Too much uncertainty and a lack of details led Mahoning County commissioners to reject James A. Traficant Jr.’s plea to immediately endorse his proposed Indian gambling casino in North Jackson.
“We should proceed with a little more caution,” said Commissioner Anthony Traficanti, who used to work for Traficant when the latter was a congressman. “The devil is in the details. We should learn a little more.”
Traficant, who is running as an independent candidate in the 17th Congressional District, spoke Thursday to the commissioners about a proposed Indian gambling casino, hotel, convention center, bank and possibly an indoor amusement park in North Jackson on the corner of Bailey Road and Mahoning Avenue.
Indian gambling casinos aren’t permitted in the Mahoning Valley under state or federal law.
During the 40 minutes that Traficant spoke to and took questions from the commissioners, he never explained his urgency in having en endorsement resolution OK’d Thursday.
It’s been about eight months since Traficant last raised the issue of the proposed Indian casino.
“I need you; I need you to step forward,” he urged the commissioners.
Traficant said he acted as an “agent” for the Itana [Indigenous Tribal Affiliates of Native America] Indian Nation in Provo, Utah, and Munsee Delaware Indian Nation USA in Cambridge, Ohio, which recently bought 20-plus acres of land in North Jackson for $1.
Traficant not only wanted the commissioners to approve a resolution of support Thursday, he also urged them to vote in favor of sending a recommendation to Gov.
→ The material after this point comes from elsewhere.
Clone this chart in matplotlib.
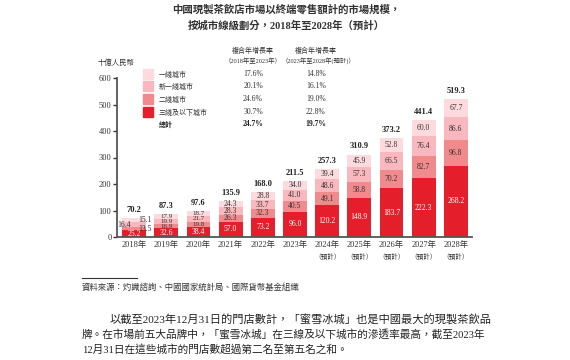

Ted Strickland asking him to back the proposal.
Even though Commissioner David Ludt, a friend of Traficant’s, and Traficanti, a friend and former longtime Traficant employee, are on the board of commissioners, the commissioners refused to vote on either proposal Thursday.
“We’re going to hold off a while and get more information,” Ludt said.
Traficant didn’t bother to stick around to hear the commissioners’ decision to not support his resolutions.
Commissioner John A. McNally said he learned a lot from Traficant’s presentation, but he still needs more information before he could consider resolutions.
One main issue, McNally said, was there aren’t any federally-recognized tribes in Ohio that can apply for a federal gaming license.
Also, he said, voters passed a state constitutional amendment last year that permits casino gambling in specific locations in Columbus, Cincinnati, Cleveland and Toledo and nowhere else.
Traficant claims an 1813 treaty between the Munsee tribe and the United States gives that nation “standing” in Ohio.
According to websites about the Munsee Delaware Indians, the tribe has lived in many states over its history, including Ohio.
Also, Jackson Township trustees expressed concern about the proposal at the commissioners’ meeting.
Chuck Booth, the trustees chairman, said he wants to “see a lot more than talk. I’d like to see plans.”
Traficant will discuss the proposal further at Jackson’s trustees meeting at 7:30 p.m. Tuesday at the township hall, 10613 Mahoning Ave.
The commissioners will attend the trustees’ meeting.
Despite the obstacles, Traficant said, “This will happen. These naysayers are insignificant.”